What needs to be done — Find how many lines in the material contain "matplotlib"; your answer should be that number alone.

— Begin —

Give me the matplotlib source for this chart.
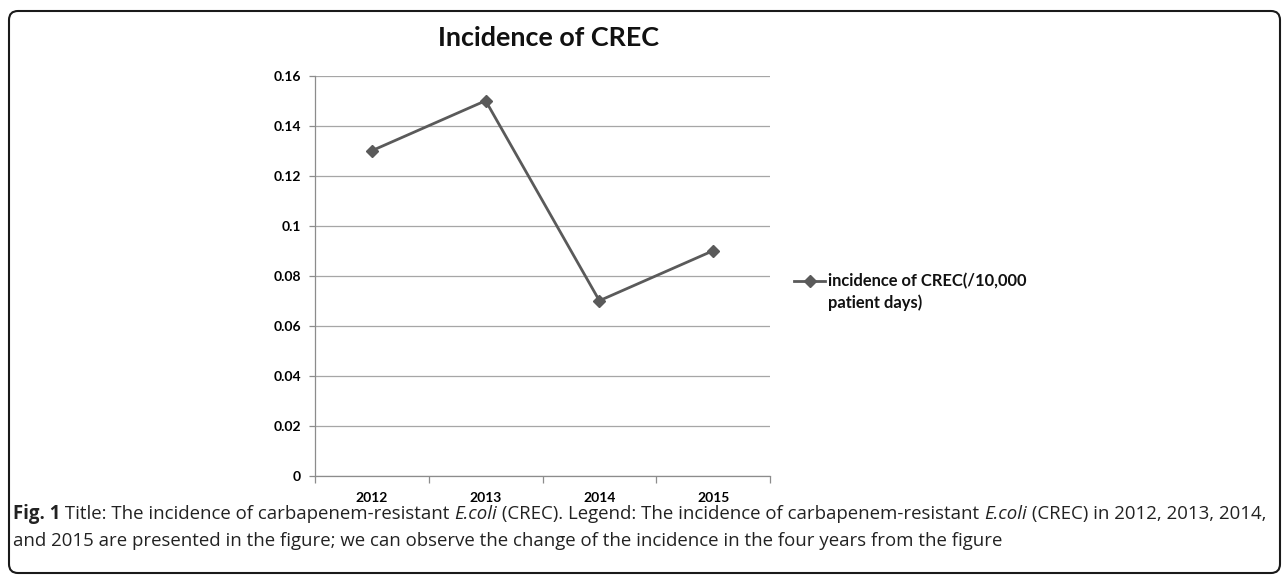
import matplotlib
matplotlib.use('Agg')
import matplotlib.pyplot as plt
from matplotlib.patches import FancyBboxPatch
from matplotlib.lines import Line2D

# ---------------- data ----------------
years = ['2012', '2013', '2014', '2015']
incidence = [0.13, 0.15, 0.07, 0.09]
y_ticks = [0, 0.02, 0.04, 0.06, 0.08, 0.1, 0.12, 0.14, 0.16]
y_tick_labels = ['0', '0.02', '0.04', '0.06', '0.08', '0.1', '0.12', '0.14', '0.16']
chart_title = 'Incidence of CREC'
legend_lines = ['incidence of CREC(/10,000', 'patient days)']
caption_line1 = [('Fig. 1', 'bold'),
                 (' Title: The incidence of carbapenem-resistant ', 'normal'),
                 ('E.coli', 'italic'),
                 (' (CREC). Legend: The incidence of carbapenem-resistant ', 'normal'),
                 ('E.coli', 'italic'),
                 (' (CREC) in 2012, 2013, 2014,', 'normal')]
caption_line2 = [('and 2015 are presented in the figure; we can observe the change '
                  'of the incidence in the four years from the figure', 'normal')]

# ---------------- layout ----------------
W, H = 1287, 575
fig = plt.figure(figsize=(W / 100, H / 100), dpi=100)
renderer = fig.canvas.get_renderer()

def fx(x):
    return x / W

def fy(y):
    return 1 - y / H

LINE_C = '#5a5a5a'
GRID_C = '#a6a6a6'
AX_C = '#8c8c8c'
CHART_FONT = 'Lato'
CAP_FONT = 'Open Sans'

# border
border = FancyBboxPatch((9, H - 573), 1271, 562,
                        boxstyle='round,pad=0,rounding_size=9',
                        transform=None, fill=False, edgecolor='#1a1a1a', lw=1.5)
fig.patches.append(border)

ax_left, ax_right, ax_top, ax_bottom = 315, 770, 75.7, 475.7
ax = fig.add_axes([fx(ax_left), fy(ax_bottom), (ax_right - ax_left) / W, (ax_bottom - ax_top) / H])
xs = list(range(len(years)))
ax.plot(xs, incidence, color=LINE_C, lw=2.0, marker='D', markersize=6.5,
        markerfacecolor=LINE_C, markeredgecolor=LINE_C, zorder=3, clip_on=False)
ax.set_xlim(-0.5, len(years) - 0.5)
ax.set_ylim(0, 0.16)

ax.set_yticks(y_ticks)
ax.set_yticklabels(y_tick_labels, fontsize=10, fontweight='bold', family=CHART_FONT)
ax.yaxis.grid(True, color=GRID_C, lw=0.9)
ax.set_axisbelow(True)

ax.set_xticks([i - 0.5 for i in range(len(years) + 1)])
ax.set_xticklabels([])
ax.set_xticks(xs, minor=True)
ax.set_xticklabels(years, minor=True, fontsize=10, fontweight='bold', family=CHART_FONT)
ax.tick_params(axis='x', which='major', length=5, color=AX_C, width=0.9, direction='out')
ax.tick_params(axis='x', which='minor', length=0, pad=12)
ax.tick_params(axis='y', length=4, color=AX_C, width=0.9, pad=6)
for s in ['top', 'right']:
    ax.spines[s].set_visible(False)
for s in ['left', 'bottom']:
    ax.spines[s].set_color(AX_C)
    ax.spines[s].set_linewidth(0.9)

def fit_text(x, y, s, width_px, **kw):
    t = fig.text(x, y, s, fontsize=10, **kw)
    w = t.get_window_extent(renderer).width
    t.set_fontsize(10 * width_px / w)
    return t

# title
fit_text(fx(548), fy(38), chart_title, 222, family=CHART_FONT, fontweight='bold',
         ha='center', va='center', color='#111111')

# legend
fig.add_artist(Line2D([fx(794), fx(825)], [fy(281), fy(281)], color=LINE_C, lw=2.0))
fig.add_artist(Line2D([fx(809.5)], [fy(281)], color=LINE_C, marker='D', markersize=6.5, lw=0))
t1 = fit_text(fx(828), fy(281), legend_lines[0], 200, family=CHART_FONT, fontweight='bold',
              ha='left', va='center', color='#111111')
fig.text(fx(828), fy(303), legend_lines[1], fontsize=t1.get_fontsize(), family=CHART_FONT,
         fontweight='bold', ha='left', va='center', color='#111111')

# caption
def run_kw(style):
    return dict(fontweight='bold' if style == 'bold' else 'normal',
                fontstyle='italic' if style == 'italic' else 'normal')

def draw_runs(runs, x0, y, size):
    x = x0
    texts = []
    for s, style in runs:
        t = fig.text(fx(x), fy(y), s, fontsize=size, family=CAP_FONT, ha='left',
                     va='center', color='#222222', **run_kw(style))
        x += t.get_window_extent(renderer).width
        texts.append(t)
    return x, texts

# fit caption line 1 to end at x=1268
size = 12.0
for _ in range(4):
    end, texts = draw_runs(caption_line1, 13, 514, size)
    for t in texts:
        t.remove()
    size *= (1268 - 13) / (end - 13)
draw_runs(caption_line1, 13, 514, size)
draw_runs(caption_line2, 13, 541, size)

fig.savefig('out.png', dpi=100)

— End —

Exercise output — 6